**ENTRIES**
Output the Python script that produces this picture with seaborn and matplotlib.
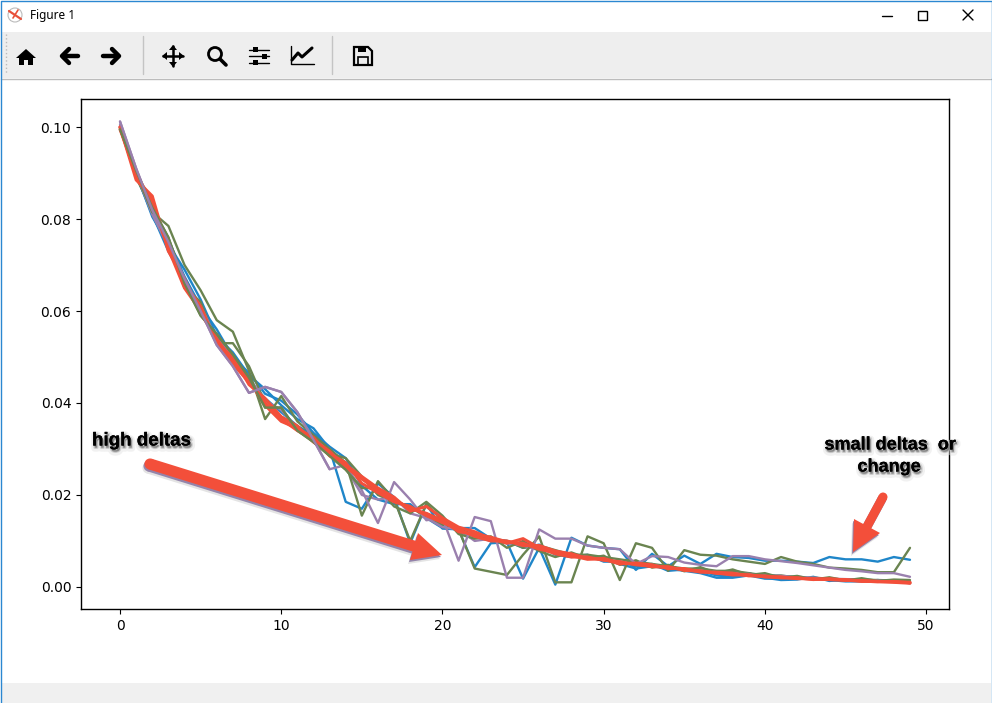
import matplotlib
matplotlib.use('Agg')
import matplotlib.pyplot as plt
import matplotlib.patheffects as pe
from matplotlib.patches import Rectangle, Polygon, Circle
import pandas as pd
import seaborn as sns

epochs = list(range(50))

blue_a = [.1000, .0900, .0805, .0745, .0690, .0625, .0545, .0510, .0460, .0430,
          .0395, .0365, .0345, .0300, .0185, .0170, .0225, .0195, .0095, .0180,
          .0127, .0125, .0043, .0095, .0097, .0018, .0085, .0005, .0107, .0090,
          .0085, .0082, .0037, .0072, .0045, .0068, .0050, .0072, .0065, .0063,
          .0057, .0057, .0055, .0052, .0065, .0060, .0060, .0055, .0065, .0059]
blue_b = [.1000, .0895, .0810, .0730, .0665, .0600, .0535, .0495, .0450, .0410,
          .0380, .0350, .0330, .0295, .0270, .0235, .0210, .0190, .0170, .0160,
          .0140, .0120, .0110, .0100, .0095, .0095, .0085, .0075, .0070, .0065,
          .0060, .0050, .0040, .0045, .0040, .0035, .0030, .0020, .0020, .0025,
          .0018, .0018, .0020, .0018, .0015, .0012, .0012, .0015, .0012, .0010]
blue_c = [.1000, .0905, .0815, .0755, .0675, .0610, .0560, .0500, .0465, .0420,
          .0405, .0375, .0335, .0305, .0280, .0220, .0190, .0180, .0180, .0150,
          .0128, .0128, .0128, .0105, .0100, .0085, .0092, .0070, .0065, .0070,
          .0055, .0055, .0045, .0050, .0035, .0038, .0035, .0025, .0022, .0030,
          .0020, .0015, .0016, .0022, .0013, .0016, .0015, .0012, .0014, .0008]
green_a = [.1000, .0900, .0815, .0785, .0700, .0645, .0580, .0555, .0470, .0365,
           .0415, .0360, .0330, .0300, .0270, .0155, .0230, .0190, .0100, .0180,
           .0145, .0125, .0040, .0033, .0026, .0070, .0110, .0010, .0010, .0110,
           .0095, .0015, .0095, .0085, .0035, .0080, .0070, .0068, .0060, .0055,
           .0050, .0065, .0055, .0050, .0042, .0040, .0037, .0032, .0032, .0085]
green_b = [.1000, .0890, .0820, .0750, .0650, .0620, .0530, .0530, .0480, .0400,
           .0370, .0350, .0320, .0290, .0280, .0240, .0200, .0185, .0175, .0150,
           .0135, .0125, .0115, .0100, .0100, .0085, .0090, .0080, .0070, .0070,
           .0065, .0060, .0055, .0050, .0045, .0040, .0040, .0035, .0035, .0030,
           .0025, .0025, .0020, .0020, .0018, .0016, .0016, .0015, .0014, .0012]
green_c = [.0995, .0905, .0825, .0760, .0660, .0590, .0550, .0505, .0455, .0390,
           .0390, .0340, .0315, .0285, .0255, .0215, .0215, .0175, .0160, .0185,
           .0155, .0115, .0105, .0110, .0085, .0100, .0078, .0065, .0075, .0062,
           .0068, .0048, .0058, .0042, .0048, .0034, .0043, .0030, .0038, .0026,
           .0030, .0020, .0024, .0016, .0021, .0014, .0019, .0013, .0016, .0015]
purple_a = [.1012, .0910, .0820, .0750, .0670, .0600, .0526, .0480, .0422, .0435,
            .0424, .0380, .0320, .0256, .0265, .0210, .0139, .0228, .0190, .0145,
            .0150, .0057, .0152, .0143, .0020, .0020, .0125, .0105, .0105, .0090,
            .0085, .0082, .0050, .0067, .0065, .0053, .0048, .0045, .0067, .0067,
            .0060, .0056, .0052, .0047, .0042, .0037, .0034, .0030, .0030, .0022]
purple_b = [.1005, .0900, .0810, .0740, .0660, .0610, .0540, .0500, .0455, .0405,
            .0385, .0345, .0325, .0300, .0260, .0200, .0190, .0195, .0160, .0150,
            .0130, .0125, .0100, .0105, .0095, .0090, .0080, .0075, .0070, .0065,
            .0058, .0055, .0050, .0048, .0042, .0038, .0036, .0032, .0030, .0028,
            .0026, .0024, .0022, .0020, .0018, .0017, .0016, .0014, .0013, .0012]
red_a = [.1000, .0885, .0850, .0730, .0670, .0595, .0540, .0490, .0450, .0395,
         .0360, .0345, .0325, .0285, .0265, .0240, .0215, .0195, .0165, .0175,
         .0150, .0130, .0120, .0105, .0095, .0105, .0085, .0072, .0065, .0065,
         .0058, .0055, .0048, .0045, .0042, .0038, .0035, .0030, .0028, .0026,
         .0022, .0022, .0018, .0018, .0016, .0014, .0014, .0012, .0010, .0008]
red_b = [.0995, .0900, .0830, .0745, .0660, .0610, .0530, .0500, .0440, .0410,
         .0370, .0350, .0315, .0290, .0270, .0225, .0205, .0185, .0175, .0155,
         .0140, .0125, .0110, .0100, .0100, .0090, .0090, .0078, .0072, .0062,
         .0060, .0050, .0052, .0048, .0040, .0040, .0032, .0032, .0030, .0024,
         .0024, .0020, .0020, .0016, .0018, .0015, .0012, .0012, .0011, .0010]
red_c = [.1000, .0895, .0840, .0735, .0650, .0600, .0535, .0485, .0445, .0400,
         .0365, .0340, .0320, .0295, .0260, .0235, .0210, .0190, .0170, .0160,
         .0145, .0120, .0115, .0108, .0098, .0095, .0082, .0075, .0068, .0060,
         .0062, .0052, .0050, .0044, .0044, .0036, .0034, .0030, .0026, .0026,
         .0022, .0020, .0019, .0017, .0016, .0016, .0013, .0011, .0012, .0009]

series = [('blue', blue_a, 1.7), ('blue', blue_b, 1.7), ('blue', blue_c, 1.7),
          ('green', green_b, 1.7), ('purple', purple_b, 1.7), ('green', green_c, 1.7),
          ('green', green_a, 1.7), ('purple', purple_a, 1.7),
          ('red', red_a, 2.2), ('red', red_b, 2.2), ('red', red_c, 2.2)]
palette = {'blue': '#1f86c9', 'green': '#6a8450', 'purple': '#9a80ae', 'red': '#f34f3a'}
ARROW = '#f34f3a'

sns.set_style('white')
plt.rcParams['font.family'] = ['DejaVu Sans']
plt.rcParams['axes.edgecolor'] = 'black'
plt.rcParams['axes.linewidth'] = 1.0
plt.rcParams['text.color'] = 'black'
plt.rcParams['xtick.color'] = 'black'
plt.rcParams['ytick.color'] = 'black'

fig = plt.figure(figsize=(9.92, 7.03), dpi=100, facecolor='white')
ax = fig.add_axes([81 / 992, (703 - 609) / 703, 868 / 992, 510 / 703])

for name, vals, lw in series:
    df = pd.DataFrame({'epoch': epochs, 'value': vals})
    sns.lineplot(data=df, x='epoch', y='value', color=palette[name], linewidth=lw, ax=ax)

# a green pass on top of the reds, the upper part looks green in the picture
sns.lineplot(x=epochs[:16], y=green_c[:16], color=palette['green'], linewidth=1.7, ax=ax)
sns.lineplot(x=epochs[:14], y=purple_a[:14], color=palette['purple'], linewidth=1.7, ax=ax)

ax.set_xlim(-2.42, 51.42)
ax.set_ylim(-0.0048, 0.1061)
ax.set_xlabel('')
ax.set_ylabel('')
ax.set_xticks([0, 10, 20, 30, 40, 50])
ax.set_yticks([0.00, 0.02, 0.04, 0.06, 0.08, 0.10])
ax.set_yticklabels(['0.00', '0.02', '0.04', '0.06', '0.08', '0.10'])
ax.tick_params(axis='both', length=3.5, width=0.8, labelsize=10, left=True, bottom=True)

# window frame and hand drawn notes, in pixel coordinates
ov = fig.add_axes([0, 0, 1, 1], facecolor='none')
ov.set_xlim(0, 992)
ov.set_ylim(703, 0)
ov.axis('off')

ov.add_patch(Rectangle((1, 32), 990, 46, fc='#eeeeee', ec='none'))
ov.plot([1, 991], [78.5, 78.5], color='#bcbcbc', lw=1)
ov.add_patch(Rectangle((1, 683), 990, 20, fc='#f0f0f0', ec='none'))
ov.plot([0.5, 0.5, 991.5, 991.5], [703, 0.5, 0.5, 703], color='#2b87d1', lw=1)

ov.text(30, 16, 'Figure 1', fontsize=8.5, family='Noto Sans', va='center', ha='left')
ov.add_patch(Circle((15, 15), 7, fc='white', ec='#bbbbbb', lw=0.8))
ov.plot([9, 21], [11, 19], color='#e8503a', lw=1.6)
ov.plot([13, 18], [18, 10], color='#e8503a', lw=1.2)

# caption buttons
ov.plot([882, 892], [15.5, 15.5], color='black', lw=1)
ov.add_patch(Rectangle((917.5, 10.5), 9, 9, fc='none', ec='black', lw=1))
ov.plot([963, 973], [10, 20], color='black', lw=1)
ov.plot([963, 973], [20, 10], color='black', lw=1)

# toolbar
ov.plot([143, 143], [36, 74], color='#c4c4c4', lw=1)
ov.plot([332, 332], [36, 74], color='#c4c4c4', lw=1)
ov.plot([6, 6], [34, 74], color='#bbbbbb', lw=1, ls=':')
ov.add_patch(Polygon([[16, 58], [26, 49], [36, 58], [33, 58], [33, 65], [28, 65], [28, 60], [24, 60],
                      [24, 65], [19, 65], [19, 58]], fc='black', ec='none'))
ov.plot([78, 65], [56, 56], color='black', lw=3.2)
ov.plot([69, 62, 69], [49, 56, 63], color='black', lw=3.2)
ov.plot([103, 116], [56, 56], color='black', lw=3.2)
ov.plot([112, 119, 112], [49, 56, 63], color='black', lw=3.2)
ov.plot([163, 183], [56, 56], color='black', lw=1.8)
ov.plot([173, 173], [46, 66], color='black', lw=1.8)
ov.add_patch(Polygon([[162, 56], [167, 52], [167, 60]], fc='black', ec='none'))
ov.add_patch(Polygon([[184, 56], [179, 52], [179, 60]], fc='black', ec='none'))
ov.add_patch(Polygon([[173, 45], [169, 50], [177, 50]], fc='black', ec='none'))
ov.add_patch(Polygon([[173, 67], [169, 62], [177, 62]], fc='black', ec='none'))
ov.add_patch(Circle((215, 54), 6.5, fc='none', ec='black', lw=2))
ov.plot([220, 226], [59, 65], color='black', lw=2.6)
for yy, xx in [(49.5, 255), (56, 264), (62.5, 255)]:
    ov.plot([249, 269], [yy, yy], color='black', lw=1)
    ov.add_patch(Rectangle((xx - 2.5, yy - 2.5), 5, 5, fc='black', ec='none', zorder=3))
ov.plot([291, 291, 314], [46, 64, 64], color='black', lw=1)
ov.plot([292, 298, 302, 312], [60, 53, 57, 48], color='black', lw=2.2)
ov.add_patch(Polygon([[354, 47], [368, 47], [372, 51], [372, 65], [354, 65]], fc='none', ec='black', lw=1.6))
ov.add_patch(Rectangle((358, 47), 8, 5, fc='black', ec='none'))
ov.add_patch(Rectangle((358, 57), 10, 8, fc='none', ec='black', lw=1.2))


def draw_arrow(tail, neck, head, lw):
    # soft shadow, purple edge, then the arrow; zorder keeps the layers in that order
    for z, (dx, dy, col) in enumerate([(-2, 4, '#e4e4e4'), (-1, 2, '#9484aa'), (0, 0, ARROW)]):
        ov.plot([tail[0] + dx, neck[0] + dx], [tail[1] + dy, neck[1] + dy], color=col, lw=lw,
                solid_capstyle='butt', zorder=5 + z)
        ov.add_patch(Circle((tail[0] + dx, tail[1] + dy), lw * 0.69, fc=col, ec='none', zorder=5 + z))
        ov.add_patch(Polygon([[p[0] + dx, p[1] + dy] for p in head], fc=col, ec='none', zorder=5 + z))


draw_arrow((150, 464), (420, 548), [[418, 533], [442, 555], [410, 560]], 8)
draw_arrow((883, 497), (863, 534), [[854, 519], [880, 533], [853, 552]], 6.5)

glow = [pe.withStroke(linewidth=5, foreground='#e2e2e2', alpha=0.45, offset=(1, -2)),
        pe.withStroke(linewidth=2, foreground='#b4b4b4', alpha=0.5, offset=(1, -1.5)),
        pe.Normal()]
ov.text(92, 441, 'high deltas', fontsize=13.5, fontweight='bold', family='Liberation Sans',
        va='center', ha='left', path_effects=glow)
ov.text(890, 445, 'small deltas  or', fontsize=13, fontweight='bold', family='Liberation Sans',
        va='center', ha='center', path_effects=glow)
ov.text(889, 467, 'change', fontsize=13, fontweight='bold', family='Liberation Sans',
        va='center', ha='center', path_effects=glow)

fig.savefig('out.png', dpi=100)
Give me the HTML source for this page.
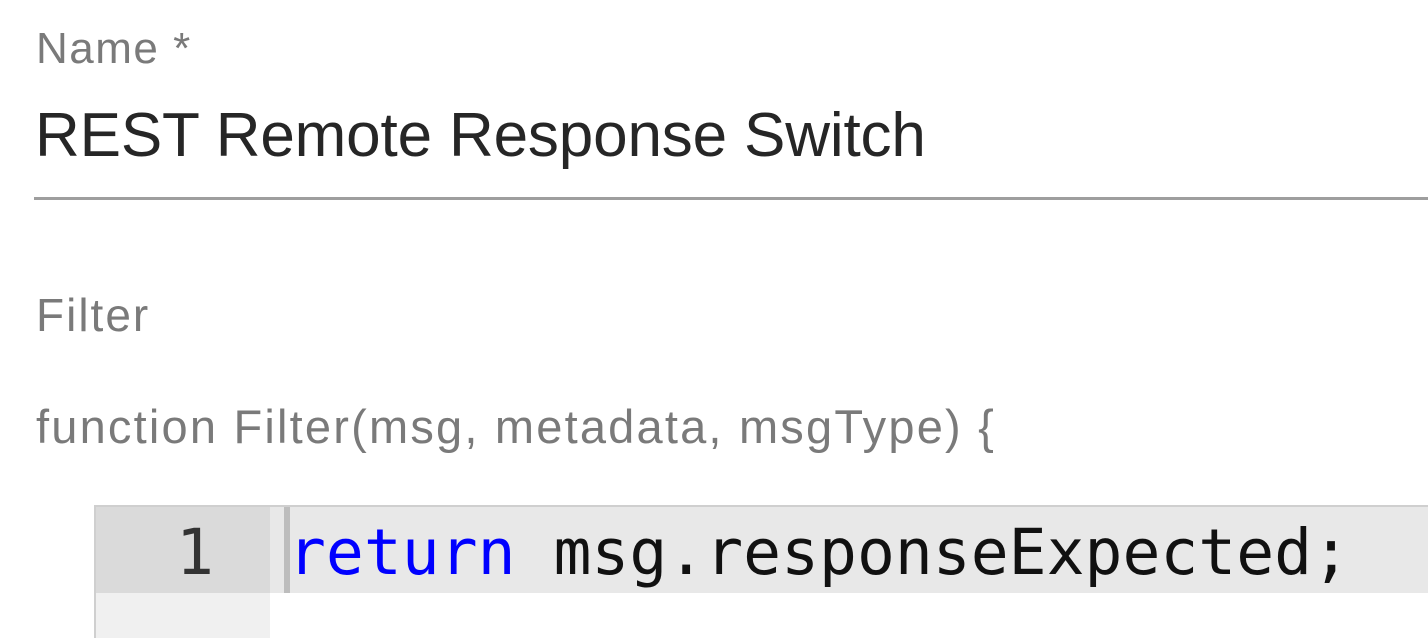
<!DOCTYPE html>
<html><head><style>
html,body{margin:0;padding:0;background:#fff;width:1428px;height:638px;overflow:hidden;position:relative;font-family:"Liberation Sans",sans-serif}
.t{position:absolute;white-space:nowrap;line-height:1}
</style></head><body>
<div class="t" style="left:36px;top:27px;font-size:44px;color:#7a7a7a;letter-spacing:1.5px">Name *</div>
<div class="t" style="left:35px;top:105px;font-size:62px;color:#262626;letter-spacing:-0.15px">REST Remote Response Switch</div>
<div style="position:absolute;left:34px;top:197px;width:1400px;height:3px;background:#9e9e9e"></div>
<div class="t" style="left:36px;top:292px;font-size:46px;color:#7a7a7a;letter-spacing:2px">Filter</div>
<div class="t" style="left:36px;top:403px;font-size:47px;color:#7a7a7a;letter-spacing:2.2px">function Filter(msg, metadata, msgType) {</div>
<div style="position:absolute;left:94px;top:505px;width:1340px;height:140px;border:2px solid #cfcfcf;border-right:none;background:#fff"></div>
<div style="position:absolute;left:96px;top:507px;width:174px;height:140px;background:#f0f0f0"></div>
<div style="position:absolute;left:96px;top:507px;width:174px;height:86px;background:#dadada"></div>
<div style="position:absolute;left:270px;top:507px;width:1170px;height:86px;background:#e8e8e8"></div>
<div style="position:absolute;left:284px;top:507px;width:6px;height:86px;background:#bdbdbd"></div>
<div class="t" style="left:176px;top:521px;font-size:63px;color:#333;font-family:'DejaVu Sans Mono',monospace">1</div>
<div class="t" style="left:288px;top:521px;font-size:63px;color:#111;font-family:'DejaVu Sans Mono',monospace"><span style="color:#0000ff">return</span> msg.responseExpected;</div>
</body></html>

**THE REQUEST**
Restate each line from the start of the listing through the line bearing "epochs = list(range(50))" word for word. Drop the pictures.

**FINAL RESULT**
Output the Python script that produces this picture with seaborn and matplotlib.
import matplotlib
matplotlib.use('Agg')
import matplotlib.pyplot as plt
import matplotlib.patheffects as pe
from matplotlib.patches import Rectangle, Polygon, Circle
import pandas as pd
import seaborn as sns

epochs = list(range(50))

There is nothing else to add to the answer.